● Given request
Reproduce this listing in full.

:: Exercise inputs

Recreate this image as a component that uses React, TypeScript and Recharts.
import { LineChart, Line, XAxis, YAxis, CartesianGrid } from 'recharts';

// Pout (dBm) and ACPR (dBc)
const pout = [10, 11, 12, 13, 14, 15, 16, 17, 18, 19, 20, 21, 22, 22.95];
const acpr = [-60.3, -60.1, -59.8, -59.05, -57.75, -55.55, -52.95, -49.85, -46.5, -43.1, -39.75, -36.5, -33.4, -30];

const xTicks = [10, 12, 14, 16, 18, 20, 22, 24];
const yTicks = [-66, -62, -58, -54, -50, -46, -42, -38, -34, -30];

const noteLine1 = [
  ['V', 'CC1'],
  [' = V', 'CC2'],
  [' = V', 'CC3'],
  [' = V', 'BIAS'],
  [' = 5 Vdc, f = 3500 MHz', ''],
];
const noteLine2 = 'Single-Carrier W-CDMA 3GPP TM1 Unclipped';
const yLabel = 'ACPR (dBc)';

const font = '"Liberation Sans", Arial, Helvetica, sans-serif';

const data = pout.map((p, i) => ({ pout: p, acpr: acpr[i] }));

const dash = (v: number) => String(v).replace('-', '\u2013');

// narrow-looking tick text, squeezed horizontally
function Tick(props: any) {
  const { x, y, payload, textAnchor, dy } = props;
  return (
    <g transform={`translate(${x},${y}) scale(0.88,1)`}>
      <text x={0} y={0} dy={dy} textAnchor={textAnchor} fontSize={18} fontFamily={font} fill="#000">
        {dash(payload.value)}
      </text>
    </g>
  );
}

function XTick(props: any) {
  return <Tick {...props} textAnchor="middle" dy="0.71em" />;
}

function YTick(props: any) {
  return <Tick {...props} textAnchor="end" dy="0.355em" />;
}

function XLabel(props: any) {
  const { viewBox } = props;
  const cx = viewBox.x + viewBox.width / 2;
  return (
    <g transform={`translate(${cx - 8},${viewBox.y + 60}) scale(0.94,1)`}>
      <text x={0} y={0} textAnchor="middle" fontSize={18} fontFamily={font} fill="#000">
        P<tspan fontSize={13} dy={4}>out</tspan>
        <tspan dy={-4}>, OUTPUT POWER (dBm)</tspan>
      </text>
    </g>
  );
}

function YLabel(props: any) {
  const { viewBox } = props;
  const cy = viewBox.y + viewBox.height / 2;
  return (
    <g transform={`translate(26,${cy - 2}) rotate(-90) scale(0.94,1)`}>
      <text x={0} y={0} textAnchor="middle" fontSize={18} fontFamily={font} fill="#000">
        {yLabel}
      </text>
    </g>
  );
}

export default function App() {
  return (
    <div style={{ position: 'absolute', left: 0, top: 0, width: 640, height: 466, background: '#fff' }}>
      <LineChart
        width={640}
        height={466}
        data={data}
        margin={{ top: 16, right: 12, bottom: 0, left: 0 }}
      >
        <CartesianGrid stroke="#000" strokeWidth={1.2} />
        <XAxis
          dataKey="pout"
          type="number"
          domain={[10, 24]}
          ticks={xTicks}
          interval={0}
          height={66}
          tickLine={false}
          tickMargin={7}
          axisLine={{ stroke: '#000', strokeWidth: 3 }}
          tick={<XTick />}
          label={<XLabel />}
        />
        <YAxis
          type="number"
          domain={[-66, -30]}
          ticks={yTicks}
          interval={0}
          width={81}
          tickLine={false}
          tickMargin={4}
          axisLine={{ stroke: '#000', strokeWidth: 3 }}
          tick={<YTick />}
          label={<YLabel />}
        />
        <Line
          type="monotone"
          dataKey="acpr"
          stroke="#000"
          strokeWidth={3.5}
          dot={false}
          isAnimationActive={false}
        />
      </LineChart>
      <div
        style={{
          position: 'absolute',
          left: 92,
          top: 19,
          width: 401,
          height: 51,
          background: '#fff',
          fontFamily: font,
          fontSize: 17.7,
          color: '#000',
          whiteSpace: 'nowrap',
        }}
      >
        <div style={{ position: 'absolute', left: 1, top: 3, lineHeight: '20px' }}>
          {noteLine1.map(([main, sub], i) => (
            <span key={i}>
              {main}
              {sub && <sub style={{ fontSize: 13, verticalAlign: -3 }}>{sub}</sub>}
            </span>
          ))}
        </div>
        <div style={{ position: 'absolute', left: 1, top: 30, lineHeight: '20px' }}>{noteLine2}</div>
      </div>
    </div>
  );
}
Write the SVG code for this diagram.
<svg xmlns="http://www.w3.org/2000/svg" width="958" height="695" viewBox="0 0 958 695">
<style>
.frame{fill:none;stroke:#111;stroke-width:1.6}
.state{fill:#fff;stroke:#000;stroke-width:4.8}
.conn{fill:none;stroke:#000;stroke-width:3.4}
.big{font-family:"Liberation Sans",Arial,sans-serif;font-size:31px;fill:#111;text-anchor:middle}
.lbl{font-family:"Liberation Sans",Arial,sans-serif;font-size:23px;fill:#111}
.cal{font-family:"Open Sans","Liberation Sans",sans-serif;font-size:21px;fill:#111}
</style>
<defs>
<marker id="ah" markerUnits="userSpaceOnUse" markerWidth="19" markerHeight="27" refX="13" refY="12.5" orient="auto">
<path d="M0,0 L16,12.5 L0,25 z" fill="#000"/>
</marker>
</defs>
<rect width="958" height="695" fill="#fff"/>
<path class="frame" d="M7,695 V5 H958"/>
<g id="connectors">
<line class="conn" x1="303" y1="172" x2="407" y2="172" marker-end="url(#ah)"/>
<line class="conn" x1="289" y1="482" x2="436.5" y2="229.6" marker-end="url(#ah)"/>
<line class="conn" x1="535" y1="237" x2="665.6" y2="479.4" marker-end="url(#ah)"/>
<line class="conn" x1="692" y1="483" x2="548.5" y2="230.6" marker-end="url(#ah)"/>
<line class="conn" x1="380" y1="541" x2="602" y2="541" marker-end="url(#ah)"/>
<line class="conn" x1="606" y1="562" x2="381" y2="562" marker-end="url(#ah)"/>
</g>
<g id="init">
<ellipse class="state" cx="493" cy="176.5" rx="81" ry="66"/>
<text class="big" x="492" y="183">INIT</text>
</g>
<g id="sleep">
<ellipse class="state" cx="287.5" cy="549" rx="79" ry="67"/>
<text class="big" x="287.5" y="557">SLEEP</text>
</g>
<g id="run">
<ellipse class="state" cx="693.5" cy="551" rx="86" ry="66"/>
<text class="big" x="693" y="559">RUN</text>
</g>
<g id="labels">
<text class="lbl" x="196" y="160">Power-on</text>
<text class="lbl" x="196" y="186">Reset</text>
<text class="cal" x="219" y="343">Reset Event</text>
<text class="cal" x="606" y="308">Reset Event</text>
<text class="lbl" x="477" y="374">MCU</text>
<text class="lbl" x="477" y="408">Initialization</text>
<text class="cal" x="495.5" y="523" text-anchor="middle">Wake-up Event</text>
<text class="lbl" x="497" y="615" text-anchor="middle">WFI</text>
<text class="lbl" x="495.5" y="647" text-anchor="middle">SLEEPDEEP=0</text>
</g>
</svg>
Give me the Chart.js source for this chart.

::::

● Final result
Recreate this image as a component that uses React, TypeScript and Recharts.
import { LineChart, Line, XAxis, YAxis, CartesianGrid } from 'recharts';

// Pout (dBm) and ACPR (dBc)
const pout = [10, 11, 12, 13, 14, 15, 16, 17, 18, 19, 20, 21, 22, 22.95];
const acpr = [-60.3, -60.1, -59.8, -59.05, -57.75, -55.55, -52.95, -49.85, -46.5, -43.1, -39.75, -36.5, -33.4, -30];

const xTicks = [10, 12, 14, 16, 18, 20, 22, 24];
const yTicks = [-66, -62, -58, -54, -50, -46, -42, -38, -34, -30];

const noteLine1 = [
  ['V', 'CC1'],
  [' = V', 'CC2'],
  [' = V', 'CC3'],
  [' = V', 'BIAS'],
  [' = 5 Vdc, f = 3500 MHz', ''],
];
const noteLine2 = 'Single-Carrier W-CDMA 3GPP TM1 Unclipped';
const yLabel = 'ACPR (dBc)';

const font = '"Liberation Sans", Arial, Helvetica, sans-serif';

const data = pout.map((p, i) => ({ pout: p, acpr: acpr[i] }));

const dash = (v: number) => String(v).replace('-', '\u2013');

// narrow-looking tick text, squeezed horizontally
function Tick(props: any) {
  const { x, y, payload, textAnchor, dy } = props;
  return (
    <g transform={`translate(${x},${y}) scale(0.88,1)`}>
      <text x={0} y={0} dy={dy} textAnchor={textAnchor} fontSize={18} fontFamily={font} fill="#000">
        {dash(payload.value)}
      </text>
    </g>
  );
}

function XTick(props: any) {
  return <Tick {...props} textAnchor="middle" dy="0.71em" />;
}

function YTick(props: any) {
  return <Tick {...props} textAnchor="end" dy="0.355em" />;
}

function XLabel(props: any) {
  const { viewBox } = props;
  const cx = viewBox.x + viewBox.width / 2;
  return (
    <g transform={`translate(${cx - 8},${viewBox.y + 60}) scale(0.94,1)`}>
      <text x={0} y={0} textAnchor="middle" fontSize={18} fontFamily={font} fill="#000">
        P<tspan fontSize={13} dy={4}>out</tspan>
        <tspan dy={-4}>, OUTPUT POWER (dBm)</tspan>
      </text>
    </g>
  );
}

function YLabel(props: any) {
  const { viewBox } = props;
  const cy = viewBox.y + viewBox.height / 2;
  return (
    <g transform={`translate(26,${cy - 2}) rotate(-90) scale(0.94,1)`}>
      <text x={0} y={0} textAnchor="middle" fontSize={18} fontFamily={font} fill="#000">
        {yLabel}
      </text>
    </g>
  );
}

export default function App() {
  return (
    <div style={{ position: 'absolute', left: 0, top: 0, width: 640, height: 466, background: '#fff' }}>
      <LineChart
        width={640}
        height={466}
        data={data}
        margin={{ top: 16, right: 12, bottom: 0, left: 0 }}
      >
        <CartesianGrid stroke="#000" strokeWidth={1.2} />
        <XAxis
          dataKey="pout"
          type="number"
          domain={[10, 24]}
          ticks={xTicks}
          interval={0}
          height={66}
          tickLine={false}
          tickMargin={7}
          axisLine={{ stroke: '#000', strokeWidth: 3 }}
          tick={<XTick />}
          label={<XLabel />}
        />
        <YAxis
          type="number"
          domain={[-66, -30]}
          ticks={yTicks}
          interval={0}
          width={81}
          tickLine={false}
          tickMargin={4}
          axisLine={{ stroke: '#000', strokeWidth: 3 }}
          tick={<YTick />}
          label={<YLabel />}
        />
        <Line
          type="monotone"
          dataKey="acpr"
          stroke="#000"
          strokeWidth={3.5}
          dot={false}
          isAnimationActive={false}
        />
      </LineChart>
      <div
        style={{
          position: 'absolute',
          left: 92,
          top: 19,
          width: 401,
          height: 51,
          background: '#fff',
          fontFamily: font,
          fontSize: 17.7,
          color: '#000',
          whiteSpace: 'nowrap',
        }}
      >
        <div style={{ position: 'absolute', left: 1, top: 3, lineHeight: '20px' }}>
          {noteLine1.map(([main, sub], i) => (
            <span key={i}>
              {main}
              {sub && <sub style={{ fontSize: 13, verticalAlign: -3 }}>{sub}</sub>}
            </span>
          ))}
        </div>
        <div style={{ position: 'absolute', left: 1, top: 30, lineHeight: '20px' }}>{noteLine2}</div>
      </div>
    </div>
  );
}
Write the SVG code for this diagram.
<svg xmlns="http://www.w3.org/2000/svg" width="958" height="695" viewBox="0 0 958 695">
<style>
.frame{fill:none;stroke:#111;stroke-width:1.6}
.state{fill:#fff;stroke:#000;stroke-width:4.8}
.conn{fill:none;stroke:#000;stroke-width:3.4}
.big{font-family:"Liberation Sans",Arial,sans-serif;font-size:31px;fill:#111;text-anchor:middle}
.lbl{font-family:"Liberation Sans",Arial,sans-serif;font-size:23px;fill:#111}
.cal{font-family:"Open Sans","Liberation Sans",sans-serif;font-size:21px;fill:#111}
</style>
<defs>
<marker id="ah" markerUnits="userSpaceOnUse" markerWidth="19" markerHeight="27" refX="13" refY="12.5" orient="auto">
<path d="M0,0 L16,12.5 L0,25 z" fill="#000"/>
</marker>
</defs>
<rect width="958" height="695" fill="#fff"/>
<path class="frame" d="M7,695 V5 H958"/>
<g id="connectors">
<line class="conn" x1="303" y1="172" x2="407" y2="172" marker-end="url(#ah)"/>
<line class="conn" x1="289" y1="482" x2="436.5" y2="229.6" marker-end="url(#ah)"/>
<line class="conn" x1="535" y1="237" x2="665.6" y2="479.4" marker-end="url(#ah)"/>
<line class="conn" x1="692" y1="483" x2="548.5" y2="230.6" marker-end="url(#ah)"/>
<line class="conn" x1="380" y1="541" x2="602" y2="541" marker-end="url(#ah)"/>
<line class="conn" x1="606" y1="562" x2="381" y2="562" marker-end="url(#ah)"/>
</g>
<g id="init">
<ellipse class="state" cx="493" cy="176.5" rx="81" ry="66"/>
<text class="big" x="492" y="183">INIT</text>
</g>
<g id="sleep">
<ellipse class="state" cx="287.5" cy="549" rx="79" ry="67"/>
<text class="big" x="287.5" y="557">SLEEP</text>
</g>
<g id="run">
<ellipse class="state" cx="693.5" cy="551" rx="86" ry="66"/>
<text class="big" x="693" y="559">RUN</text>
</g>
<g id="labels">
<text class="lbl" x="196" y="160">Power-on</text>
<text class="lbl" x="196" y="186">Reset</text>
<text class="cal" x="219" y="343">Reset Event</text>
<text class="cal" x="606" y="308">Reset Event</text>
<text class="lbl" x="477" y="374">MCU</text>
<text class="lbl" x="477" y="408">Initialization</text>
<text class="cal" x="495.5" y="523" text-anchor="middle">Wake-up Event</text>
<text class="lbl" x="497" y="615" text-anchor="middle">WFI</text>
<text class="lbl" x="495.5" y="647" text-anchor="middle">SLEEPDEEP=0</text>
</g>
</svg>
Give me the Chart.js source for this chart.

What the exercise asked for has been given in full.